-- BEGIN Data provided --
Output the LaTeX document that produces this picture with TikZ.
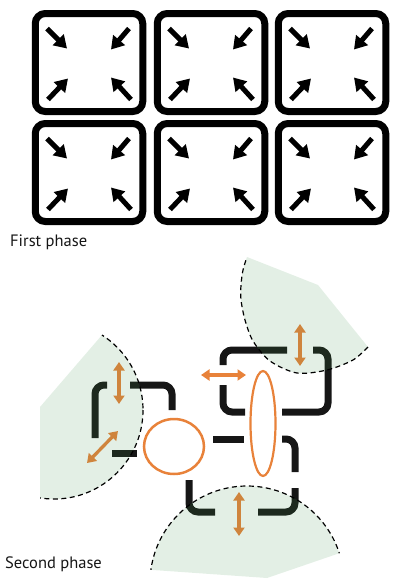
\documentclass[tikz,border=0pt]{standalone}
\usepackage{fontspec}
\setmainfont{PT Sans}
\usetikzlibrary{arrows.meta,calc,shapes.geometric}
\definecolor{orng}{RGB}{232,130,58}
\definecolor{grn}{RGB}{70,150,80}
\definecolor{blk}{RGB}{22,22,22}
\begin{document}
\begin{tikzpicture}[x=1pt,y=-1pt,
  cell/.style={draw=black, line width=7pt, rounded corners=10pt, minimum width=107.5pt, minimum height=98pt, inner sep=0pt},
  barrow/.style={line width=5pt, -{Triangle[length=12.5pt,width=15pt]}},
  brk/.style={draw=blk, line width=7pt, rounded corners=9pt},
  oarrow/.style={draw=orng, line width=3.3pt, {Triangle[length=8.5pt,width=11pt]}-{Triangle[length=8.5pt,width=11pt]}},
  oshape/.style={draw=orng, line width=2.5pt, ellipse, inner sep=0pt},
  zone/.style={fill=grn, fill opacity=0.15},
  rim/.style={draw=black, line width=1.2pt, dash pattern=on 5pt off 3.5pt},
  lbl/.style={font=\fontsize{16.5}{19}\selectfont, anchor=base west, inner sep=0pt, text=blk}
]
\useasboundingbox (0,0) rectangle (392,579);

% ---------- First phase ----------
\foreach \cx/\cy/\nm in {89/62.5/b1, 211/62.5/b2, 332/62.5/b3, 89/172.5/b4, 211/172.5/b5, 332/172.5/b6}{
  \node[cell] (\nm) at (\cx,\cy) {};
  \draw[barrow] ($(\nm.center)+(-42,-34)$) -- ($(\nm.center)+(-22,-14)$);
  \draw[barrow] ($(\nm.center)+(40,-34)$) -- ($(\nm.center)+(22,-13)$);
  \draw[barrow] ($(\nm.center)+(-41,37)$) -- ($(\nm.center)+(-21,16)$);
  \draw[barrow] ($(\nm.center)+(42,37)$) -- ($(\nm.center)+(22,15)$);
}
\node[lbl] (t1) at (10,246) {First phase};

% ---------- Second phase ----------
% left square
\draw[brk] (95,438) -- (95,385) -- (107,385);
\draw[brk] (130,385) -- (172,385) -- (172,410);
\draw[brk] (112,453) -- (137,453);
% upper right square
\draw[brk] (223,365) -- (223,350) -- (287,350);
\draw[brk] (313,350) -- (328,350) -- (328,412) -- (282,412);
\draw[brk] (223,385) -- (223,412) -- (245,412);
% bottom square
\draw[brk] (213,439) -- (244,439);
\draw[brk] (282,439) -- (295,439) -- (295,472);
\draw[brk] (295,488) -- (295,512) -- (258,512);
\draw[brk] (189,480) -- (189,512) -- (215,512);

% orange shapes
\node[oshape, minimum width=60pt, minimum height=55pt] (cell1) at (174,446.5) {};
\node[oshape, line width=2.2pt, minimum width=25pt, minimum height=105pt] (cell2) at (263,423.5) {};

% orange double arrows
\draw[oarrow] (119,362) -- (119,404);
\draw[oarrow] (87,463) -- (118,431);
\draw[oarrow] (201,375) -- (246,375);
\draw[oarrow] (300,324) -- (300,366);
\draw[oarrow] (239,492) -- (239,536);

% green zones
\begin{scope}
  \clip (40,407) -- (133,299) -- (250,299) -- (250,520) -- (40,520) -- cycle;
  \fill[zone] (54,410) circle[radius=89];
  \draw[rim] (54,410) circle[radius=89];
\end{scope}
\begin{scope}
  \clip (100,400) -- (400,400) -- (400,532) -- (340,553) -- (267,578) -- (153,570) -- (100,566) -- cycle;
  \fill[zone] (247,583) circle[radius=97];
  \draw[rim] (247,583) circle[radius=97];
\end{scope}
\fill[zone] (247,257) -- (318,285) -- (368,347) -- plot[smooth] coordinates {(368,347) (353,360) (327,370) (297,373) (270,361) (253,341) (245,320) (241,300) (241,285) (243,270) (247,257)} -- cycle;
\draw[rim] plot[smooth] coordinates {(368,347) (353,360) (327,370) (297,373) (270,361) (253,341) (245,320) (241,300) (241,285) (243,270) (247,257)};

\node[lbl] (t2) at (5,568) {Second phase};
\end{tikzpicture}
\end{document}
-- END Data provided --
* Task prompt *
Print out the whole of the material word for word, without pictures.

* Problem solution *
Output the LaTeX document that produces this picture with TikZ.
\documentclass[tikz,border=0pt]{standalone}
\usepackage{fontspec}
\setmainfont{PT Sans}
\usetikzlibrary{arrows.meta,calc,shapes.geometric}
\definecolor{orng}{RGB}{232,130,58}
\definecolor{grn}{RGB}{70,150,80}
\definecolor{blk}{RGB}{22,22,22}
\begin{document}
\begin{tikzpicture}[x=1pt,y=-1pt,
  cell/.style={draw=black, line width=7pt, rounded corners=10pt, minimum width=107.5pt, minimum height=98pt, inner sep=0pt},
  barrow/.style={line width=5pt, -{Triangle[length=12.5pt,width=15pt]}},
  brk/.style={draw=blk, line width=7pt, rounded corners=9pt},
  oarrow/.style={draw=orng, line width=3.3pt, {Triangle[length=8.5pt,width=11pt]}-{Triangle[length=8.5pt,width=11pt]}},
  oshape/.style={draw=orng, line width=2.5pt, ellipse, inner sep=0pt},
  zone/.style={fill=grn, fill opacity=0.15},
  rim/.style={draw=black, line width=1.2pt, dash pattern=on 5pt off 3.5pt},
  lbl/.style={font=\fontsize{16.5}{19}\selectfont, anchor=base west, inner sep=0pt, text=blk}
]
\useasboundingbox (0,0) rectangle (392,579);

% ---------- First phase ----------
\foreach \cx/\cy/\nm in {89/62.5/b1, 211/62.5/b2, 332/62.5/b3, 89/172.5/b4, 211/172.5/b5, 332/172.5/b6}{
  \node[cell] (\nm) at (\cx,\cy) {};
  \draw[barrow] ($(\nm.center)+(-42,-34)$) -- ($(\nm.center)+(-22,-14)$);
  \draw[barrow] ($(\nm.center)+(40,-34)$) -- ($(\nm.center)+(22,-13)$);
  \draw[barrow] ($(\nm.center)+(-41,37)$) -- ($(\nm.center)+(-21,16)$);
  \draw[barrow] ($(\nm.center)+(42,37)$) -- ($(\nm.center)+(22,15)$);
}
\node[lbl] (t1) at (10,246) {First phase};

% ---------- Second phase ----------
% left square
\draw[brk] (95,438) -- (95,385) -- (107,385);
\draw[brk] (130,385) -- (172,385) -- (172,410);
\draw[brk] (112,453) -- (137,453);
% upper right square
\draw[brk] (223,365) -- (223,350) -- (287,350);
\draw[brk] (313,350) -- (328,350) -- (328,412) -- (282,412);
\draw[brk] (223,385) -- (223,412) -- (245,412);
% bottom square
\draw[brk] (213,439) -- (244,439);
\draw[brk] (282,439) -- (295,439) -- (295,472);
\draw[brk] (295,488) -- (295,512) -- (258,512);
\draw[brk] (189,480) -- (189,512) -- (215,512);

% orange shapes
\node[oshape, minimum width=60pt, minimum height=55pt] (cell1) at (174,446.5) {};
\node[oshape, line width=2.2pt, minimum width=25pt, minimum height=105pt] (cell2) at (263,423.5) {};

% orange double arrows
\draw[oarrow] (119,362) -- (119,404);
\draw[oarrow] (87,463) -- (118,431);
\draw[oarrow] (201,375) -- (246,375);
\draw[oarrow] (300,324) -- (300,366);
\draw[oarrow] (239,492) -- (239,536);

% green zones
\begin{scope}
  \clip (40,407) -- (133,299) -- (250,299) -- (250,520) -- (40,520) -- cycle;
  \fill[zone] (54,410) circle[radius=89];
  \draw[rim] (54,410) circle[radius=89];
\end{scope}
\begin{scope}
  \clip (100,400) -- (400,400) -- (400,532) -- (340,553) -- (267,578) -- (153,570) -- (100,566) -- cycle;
  \fill[zone] (247,583) circle[radius=97];
  \draw[rim] (247,583) circle[radius=97];
\end{scope}
\fill[zone] (247,257) -- (318,285) -- (368,347) -- plot[smooth] coordinates {(368,347) (353,360) (327,370) (297,373) (270,361) (253,341) (245,320) (241,300) (241,285) (243,270) (247,257)} -- cycle;
\draw[rim] plot[smooth] coordinates {(368,347) (353,360) (327,370) (297,373) (270,361) (253,341) (245,320) (241,300) (241,285) (243,270) (247,257)};

\node[lbl] (t2) at (5,568) {Second phase};
\end{tikzpicture}
\end{document}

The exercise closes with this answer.